A Simple Technique for Chipping with Your Hybrid

The good news with regard to chipping with your hybrid club is that you don’t need to learn any complicated techniques in order to get good results from this method. In fact, you are basically going to copy a technique that you already have in place – your putting stroke.

The idea here is to use your putting stroke technique while holding your hybrid club in order to pop the ball quickly into the air and up onto the green.

As a bit of a refresher, there are a couple of key elements which are hopefully already in place in your putting stroke.

For one thing, you don’t want to be using your hands actively. Your hands hold onto the club, of course, but it is your shoulders that do the work of moving the club back and through.

In addition, you want to keep your head very still during the stroke, to make it as easy as possible to achieve a clean strike on the sweet spot.

Bringing together quiet hands with a steady head position should lead to nice results, whether you are putting or playing chip shots with your hybrid.

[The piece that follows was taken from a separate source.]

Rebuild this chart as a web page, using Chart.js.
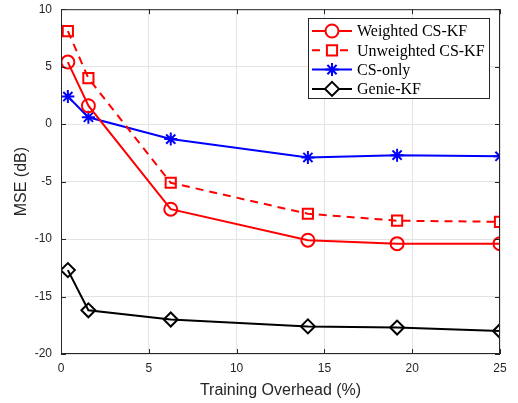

While the technique is simple, you do need to work on this shot in practice before you use it on the course.

Why? Distance control!

The ball is going to come off the face of your hybrid quite quickly, and you’ll struggle to hit your shots the right distance at first. It will take a little bit of work in practice to get used to how these shots react coming off the club.

In time, you’ll get comfortable with the distance control element, and the hybrid chip will become an important part of your short game.

Are you ever going to play the majority of your chip shots with your hybrid club? Of course not.

You may find quite a few opportunities to use this shot, however, so it’s certainly worth having in the bag.

Get to work on it sometime soon and add yet another option to your growing list of short game skills.